Information retrieved on August 28, 2016 9:35 AM


Resolution Number: 31551


A RESOLUTION stating the City’s intent to implement an affordable housing linkage fee program, establishing policy parameters for such a program, and directing the Department of Planning and Development and the Office of Housing to develop regulations implementing an affordable housing linkage fee program.

Status: Adopted as Amended
Date adopted by Full Council: October 20, 2014
Vote: 7-2 (opposed: Bagshaw, Rasmussen)

Date introduced/referred to committee: October 13, 2014
Committee: Planning, Land Use, and Sustainability
Sponsor: O’BRIEN
Committee Recommendation: Adopt as Amended
Date of Committee Recommendation: October 14, 2014
Committee Vote: 5(O'Brien, Burgess, Clark, Licata, Sawant)-0

(No indexing available for this document)

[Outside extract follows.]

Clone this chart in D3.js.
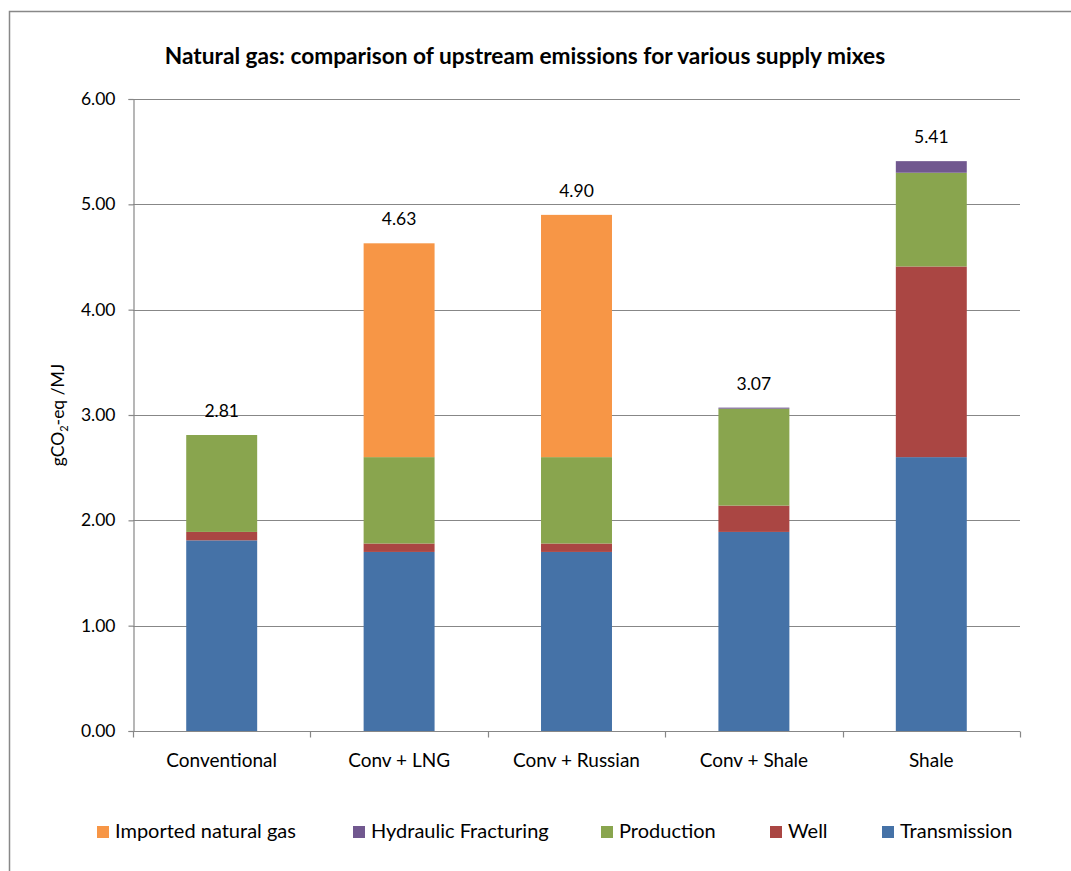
<!DOCTYPE html>
<html><head><meta charset="utf-8">
<script src="https://cdn.jsdelivr.net/npm/d3@7"></script>
<style>body{margin:0;background:#fff;} text{font-family:Lato, "Open Sans", sans-serif;}</style>
</head><body>
<svg id="chart" width="1071" height="871"></svg>
<script>
const categories = ["Conventional", "Conv + LNG", "Conv + Russian", "Conv + Shale", "Shale"];
const transmission = [1.81, 1.70, 1.70, 1.89, 2.60];
const well = [0.08, 0.08, 0.08, 0.25, 1.81];
const production = [0.92, 0.82, 0.82, 0.92, 0.89];
const hydraulic = [0.00, 0.00, 0.00, 0.01, 0.11];
const imported = [0.00, 2.03, 2.30, 0.00, 0.00];
const totals = [2.81, 4.63, 4.90, 3.07, 5.41];
const yTicks = [0, 1, 2, 3, 4, 5, 6];
const seriesNames = ["Transmission", "Well", "Production", "Hydraulic Fracturing", "Imported natural gas"];
const legendOrder = ["Imported natural gas", "Hydraulic Fracturing", "Production", "Well", "Transmission"];
const colors = {"Transmission":"#4572A7","Well":"#AA4643","Production":"#89A54E","Hydraulic Fracturing":"#71588F","Imported natural gas":"#F79646"};

const table = categories.map((c,i)=>({cat:c, "Transmission":transmission[i], "Well":well[i], "Production":production[i], "Hydraulic Fracturing":hydraulic[i], "Imported natural gas":imported[i], total:totals[i]}));

const svg = d3.select("#chart");
// outer frame
svg.append("path").attr("d","M9.5,871 L9.5,11.5 L1071,11.5").attr("fill","none").attr("stroke","#888").attr("stroke-width",1.5);

const L=133, R=1020, T=99, B=731;
const x = d3.scaleBand().domain(categories).range([L,R]).paddingInner(0.6).paddingOuter(0.3);
const y = d3.scaleLinear().domain([0,6]).range([B,T]);

// gridlines
svg.append("g").selectAll("line").data(yTicks.filter(d=>d>0)).join("line")
  .attr("x1",L).attr("x2",R).attr("y1",d=>Math.round(y(d))+0.5).attr("y2",d=>Math.round(y(d))+0.5)
  .attr("stroke","#878787").attr("stroke-width",1.2);

// y axis
const yAxis = svg.append("g").attr("transform",`translate(${L+0.5},0)`)
  .call(d3.axisLeft(y).tickValues(yTicks).tickFormat(d3.format(".2f")).tickSize(5).tickPadding(13));
yAxis.select(".domain").attr("stroke","#878787").attr("stroke-width",1.2);
yAxis.selectAll(".tick line").attr("stroke","#878787").attr("stroke-width",1.2);
yAxis.selectAll(".tick text").attr("font-size",17.5).attr("fill","#000").attr("font-family","Lato");

// stacked bars
const stack = d3.stack().keys(seriesNames)(table);
svg.append("g").selectAll("g").data(stack).join("g").attr("fill",d=>colors[d.key])
  .selectAll("rect").data(d=>d).join("rect")
  .attr("x",d=>x(d.data.cat)).attr("width",x.bandwidth())
  .attr("y",d=>y(d[1])).attr("height",d=>Math.max(0,y(d[0])-y(d[1])));

// x axis
const xg = svg.append("g").attr("transform",`translate(0,${B+0.5})`);
xg.append("line").attr("x1",L).attr("x2",R).attr("stroke","#878787").attr("stroke-width",1.2);
const bounds = d3.range(categories.length+1).map(i=>L + i*x.step());
xg.selectAll("line.t").data(bounds).join("line").attr("class","t")
  .attr("x1",d=>Math.round(d)+0.5).attr("x2",d=>Math.round(d)+0.5).attr("y1",0).attr("y2",6)
  .attr("stroke","#878787").attr("stroke-width",1.2);
xg.selectAll("text").data(categories).join("text")
  .attr("x",d=>x(d)+x.bandwidth()/2).attr("y",35).attr("text-anchor","middle")
  .attr("font-size",19).text(d=>d);

// totals
svg.append("g").selectAll("text").data(table).join("text")
  .attr("x",d=>x(d.cat)+x.bandwidth()/2).attr("y",d=>y(d.total)-18)
  .attr("text-anchor","middle").attr("font-size",17.5).text(d=>d3.format(".2f")(d.total));

// title
svg.append("text").attr("x",525).attr("y",64).attr("text-anchor","middle")
  .attr("font-size",22.7).attr("font-weight","bold").text("Natural gas: comparison of upstream emissions for various supply mixes");

// y title
const yt = svg.append("text").attr("transform","translate(64,415) rotate(-90)").attr("text-anchor","middle").attr("font-size",17.5);
yt.append("tspan").text("gCO");
yt.append("tspan").attr("font-size",11).attr("dy",4).text("2");
yt.append("tspan").attr("dy",-4).text("-eq /MJ");

// legend
const legX = [97, 353, 601, 770, 882];
const lg = svg.append("g");
legendOrder.forEach((k,i)=>{
  lg.append("rect").attr("x",legX[i]).attr("y",826).attr("width",12).attr("height",12).attr("fill",colors[k]);
  lg.append("text").attr("x",legX[i]+18).attr("y",838).attr("font-size",20).text(k);
});
</script>
</body></html>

Fiscal Note: Fiscal Note to Resolution 31551

Electronic Copy: PDF scan of Resolution No. 31551



Text

Resolution _________________

A RESOLUTION stating the City’s intent to implement an affordable housing linkage fee program, establishing policy parameters for such a program, and directing the Department of Planning and Development and the Office of Housing to develop regulations implementing an affordable housing linkage fee program.

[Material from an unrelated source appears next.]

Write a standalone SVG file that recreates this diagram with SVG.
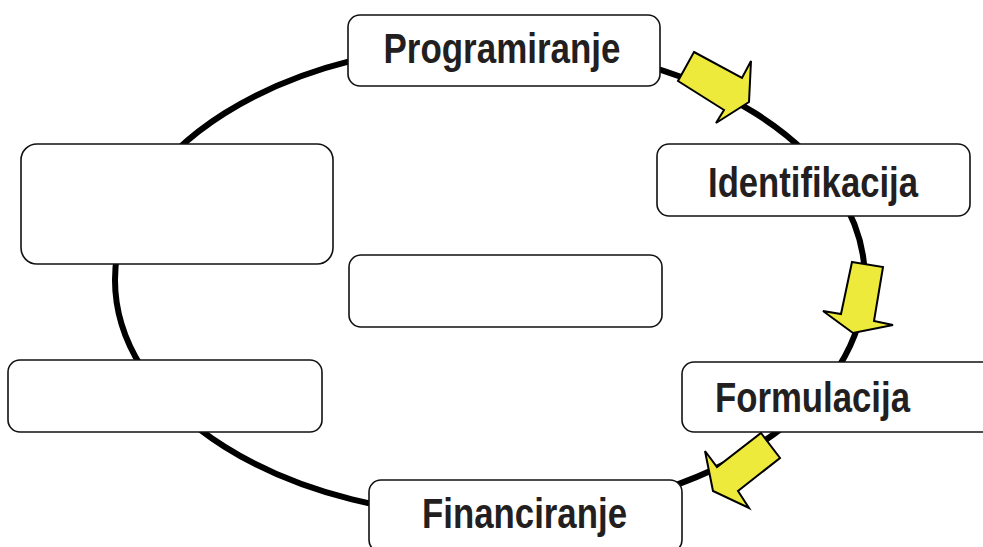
<svg xmlns="http://www.w3.org/2000/svg" width="983" height="547" viewBox="0 0 983 547">
<style>
.box{fill:#fff;stroke:#111;stroke-width:1.6}
.lbl{font-family:"Liberation Sans",Arial,sans-serif;font-weight:bold;font-size:42px;fill:#231f20;text-anchor:middle}
.arr{fill:#eeea3c;stroke:#000;stroke-width:2;stroke-linejoin:miter}
</style>
<rect width="983" height="547" fill="#fff"/>
<g id="connectors">
<ellipse cx="490" cy="280" rx="375" ry="236" fill="none" stroke="#000" stroke-width="6"/>
<polygon class="arr" points="694,52 742,78 751,61 749,102 716,123 724,110 678,81"/>
<polygon class="arr" points="852,262 883,267 874,321 893,325 853,333 823,311 841,314"/>
<polygon class="arr" points="761,433 780,458 738,491 749,508 713,491 705,451 717,467"/>
</g>
<g id="programiranje">
<rect class="box" x="348" y="15" width="312" height="71" rx="12"/>
<text class="lbl" x="502" y="63" textLength="237" lengthAdjust="spacingAndGlyphs">Programiranje</text>
</g>
<g id="identifikacija">
<rect class="box" x="657" y="144" width="313" height="72" rx="12"/>
<text class="lbl" x="813" y="197" textLength="210" lengthAdjust="spacingAndGlyphs">Identifikacija</text>
</g>
<g id="formulacija">
<rect class="box" x="682" y="362" width="313" height="70" rx="12"/>
<text class="lbl" x="812.5" y="412" textLength="195" lengthAdjust="spacingAndGlyphs">Formulacija</text>
</g>
<g id="financiranje">
<rect class="box" x="369" y="480" width="313" height="72" rx="12"/>
<text class="lbl" x="524.5" y="528" textLength="205" lengthAdjust="spacingAndGlyphs">Financiranje</text>
</g>
<g id="empty-top-left">
<rect class="box" x="21" y="144" width="312" height="120" rx="16"/>
</g>
<g id="empty-middle">
<rect class="box" x="349" y="255" width="313" height="72" rx="12"/>
</g>
<g id="empty-bottom-left">
<rect class="box" x="8" y="360" width="314" height="72" rx="12"/>
</g>
</svg>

WHEREAS, new commercial development, such as new offices, hotels and retail buildings, accommodate new employees and create demand for housing affordable to low and moderate income households; and

WHEREAS, similarly, new market-rate residential development accommodates new households that consume goods and services which creates employment, some of which is low paying; this, in turn, creates demand for housing affordable to low and moderate income households; and

WHEREAS, since 2005 the City has added approximately 36,000 new jobs and 44,000 new market-rate housing units; and

WHEREAS, employment and residential growth has led to increased housing costs, including, as reported by the Seattle Times, the largest rent increases in the country for the period 2010-2013; and

WHEREAS, according to the American Community Survey (ACS), for households earning less than 80% of the Area Median Income (AMI), which is $56,480 annually for a two person household, there are fewer dwelling units that are affordable and available than there are households; and

WHEREAS, according to the ACS, households earning less than 80% of AMI are more likely to be cost burdened by housing, meaning that they spend more than 30% of their disposable income on rent and utilities; and

WHEREAS, existing programs, such as the 2009 $145 million property tax levy for affordable housing and tax exemptions for multifamily development that provides housing affordable to moderate income households, are not sufficient to meet increasing demand for affordable housing driven by new development; and

WHEREAS, in May 2013 the Council adopted Resolution 31444, which established a work program for reviewing and potentially modifying the City’s Affordable Housing Incentive Program; and

WHEREAS, pursuant to Resolution 31444 the Council retained Cornerstone Partnership to review the program and make recommendations on changes, Otak and Peninger Consulting to review national best practices for affordable housing production, and David Rosen & Associates to conduct an economic analysis of the existing affordable housing incentive program; and

WHEREAS, the economic analysis was informed by input on assumptions provided by a technical advisory group of local for-profit and non-profit developers; and

WHEREAS, the Council also engaged the public throughout the program review, including hosting an all-day workforce housing forum in February 2014 with over 250 participants and a second public feedback session in July to collect feedback on preliminary recommendations; and

WHEREAS, one of the options presented to the Council is that of establishing a linkage fee program to mitigate the demand for low and moderate income housing caused by new commercial and new market rate multifamily residential development; and

WHEREAS, the Council commissioned a nexus analysis by David Rosen & Associates that 1) establishes the causal relationship between new commercial and residential development and the demand for low and moderate income housing and 2) quantifies the supportable linkage fee to mitigate the impact of new development on the demand for housing affordable to new low and moderate income households; and

WHEREAS, after considering the potential effect a linkage fee set to fully mitigate the impact of new commercial and residential development on the demand for housing affordable to low and moderate income households could have on real estate markets, the Council intends 1) to establish lower fees that vary by the extent of impact and take into consideration local market conditions and effects on development feasibility, and 2) to phase those fees in over a three year period;

NOW, THEREFORE

BE IT RESOLVED BY THE CITY COUNCIL OF THE CITY OF SEATTLE THAT:

Section 1. Intent to Implement an Affordable Housing Linkage Fee Program. The City intends to implement an Affordable Housing Linkage Fee Program (Program) to mitigate the demand for low and moderate income housing caused by new commercial and new market rate multifamily residential development.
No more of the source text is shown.